Shares in Avanos Medical (NYSE: AVNS), which rebranded from Halyard Health in June, have fallen over 10% today after the company posted third quarter earnings that showed profits shrinking nearly 75% and sales numbers that didn’t meet expectations on Wall Street.
The Alpharetta, Ga.-based company posted profits of $4.2 million, or 9¢ per share, on sales of $165.1 million for the three months ended September 30, seeing profits shrink 74.7% while sales grew 9.7% compared with the same period during the previous year.
Adjusted to exclude one-time items, earnings per share were 37¢, ahead of of the 26¢ consensus on Wall Street where analysts were expecting to see sales of approximately $166.7 million, which the company missed.
“We delivered a solid overall performance in the third quarter, with 10 percent top line growth and adjusted diluted EPS of $0.37, ahead of our expectations.
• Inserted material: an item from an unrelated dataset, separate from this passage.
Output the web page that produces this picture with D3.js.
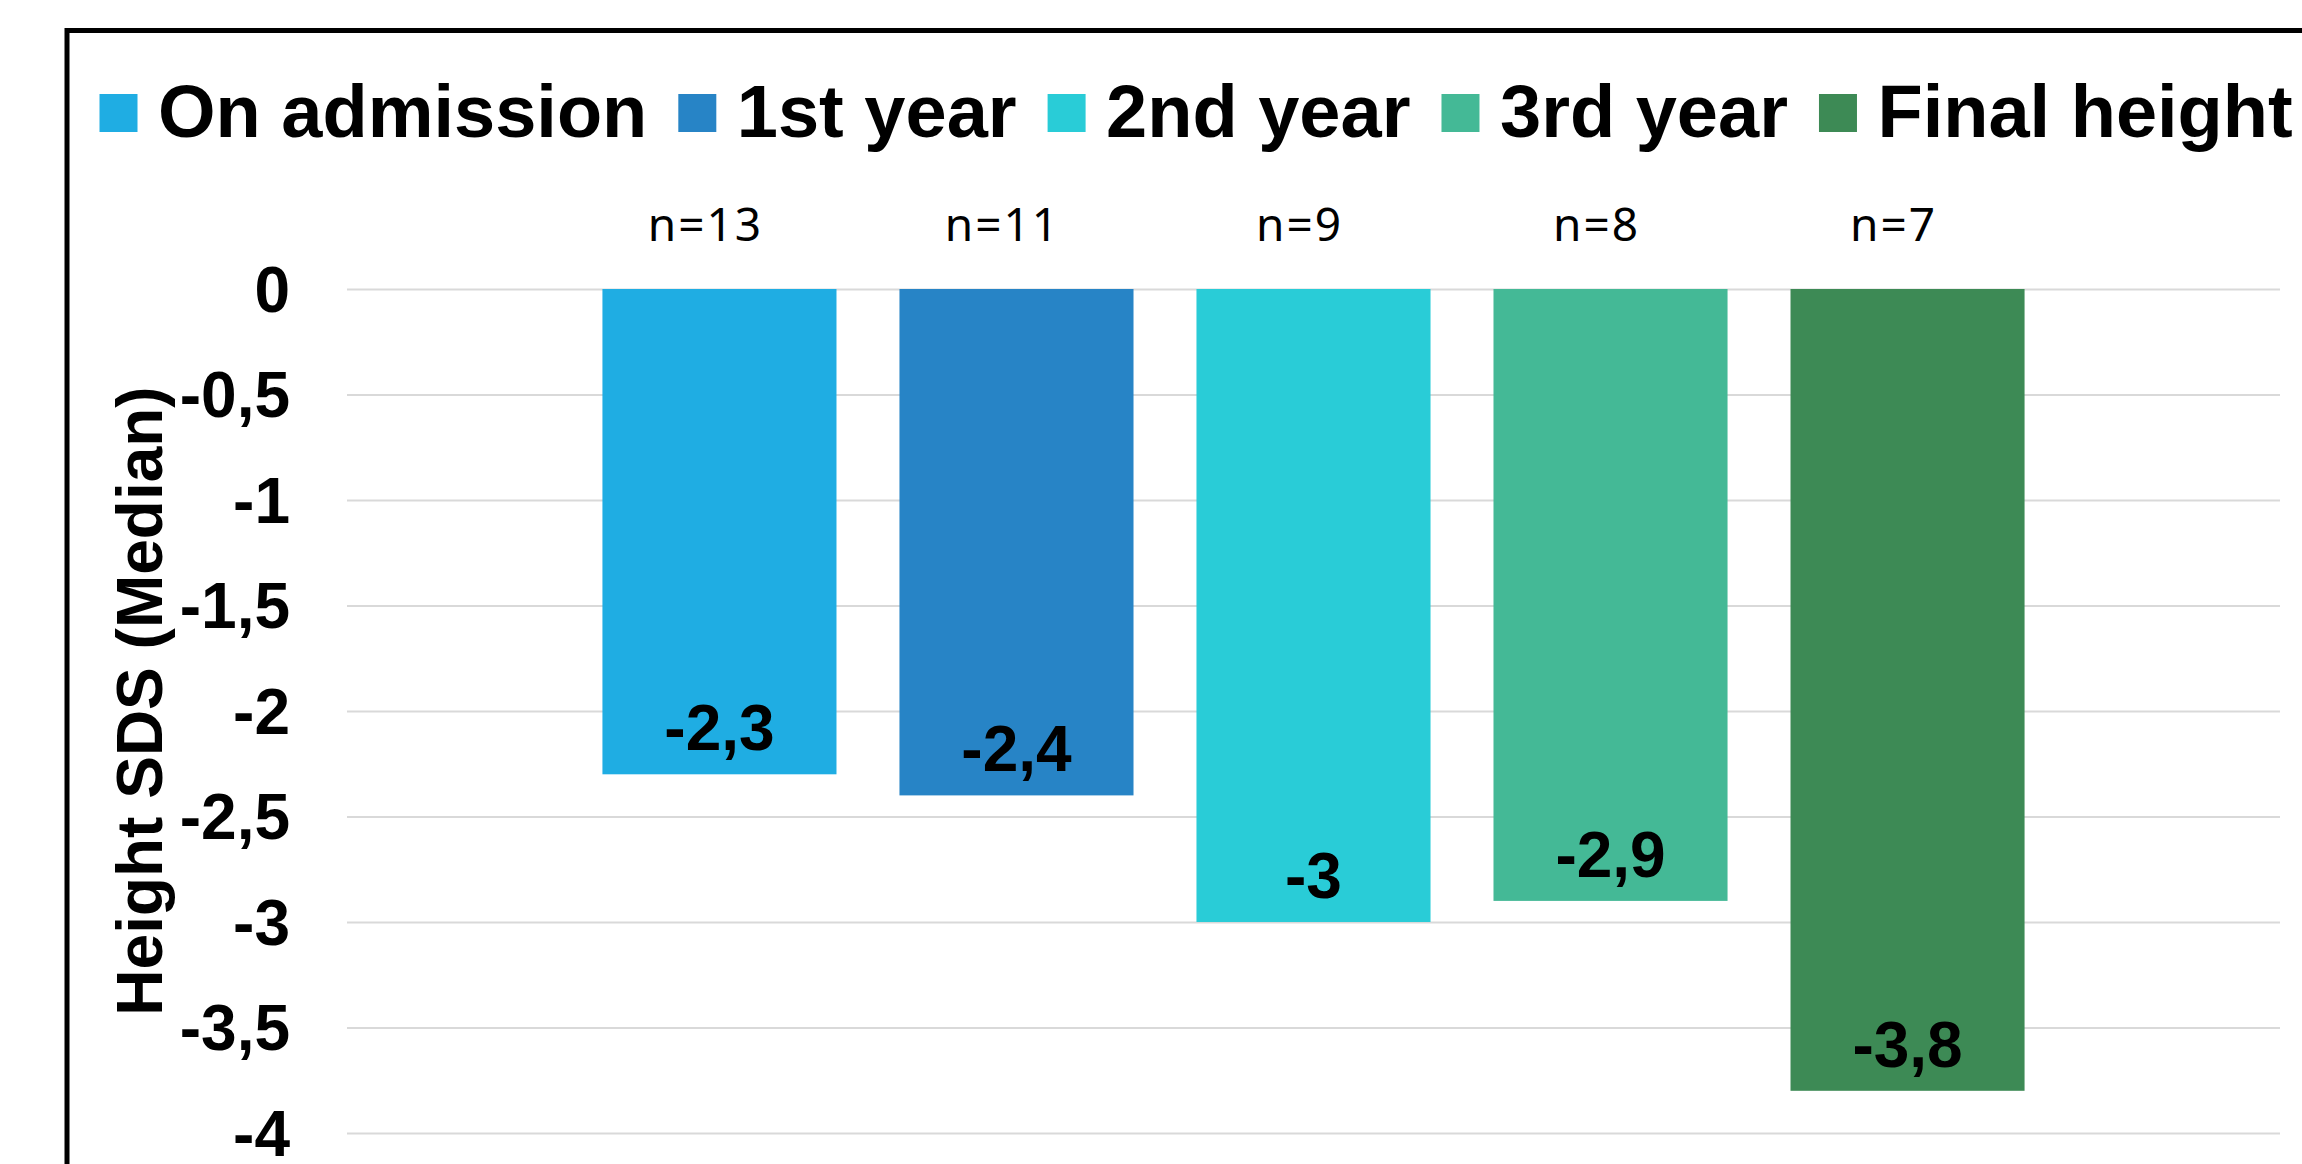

Momentum continued in Interventional Pain and Digestive Health, while Game Ready delivered solid initial performance. Our business is well-positioned with Interventional Pain and Chronic Care growing ahead of plan for the year, while Acute Pain performance continues to be impacted by the industry-wide drug shortage and pre-fill disruption. These regulatory headwinds have lasted longer than drug suppliers and pre-fillers had anticipated, and we now expect the drug shortage to continue into 2019. Overall, we anticipate this regulatory headwind to impact this year’s total sales by approximately 3 percent, and as a result, we are lowering our full-year organic sales growth range to 2 to 3 percent. Nevertheless, we are affirming our full-year adjusted diluted EPS guidance. Looking ahead, we remain confident in our long-term outlook that we reviewed at our June analyst day,” CEO Joe Woody said in a press release.
Avanos reaffirmed its previous full-year 2018 adjusted diluted earnings per share outlook of between $1.75 and $1.90.
Shares in Avanos have fallen approximately 14.7% so far today, at $50.14 as of 12:13 p.m. EST.
In June, Avanos said that it inked a $65 million deal to acquire cold and compression therapy company CoolSystems, which markets under the name Game Ready.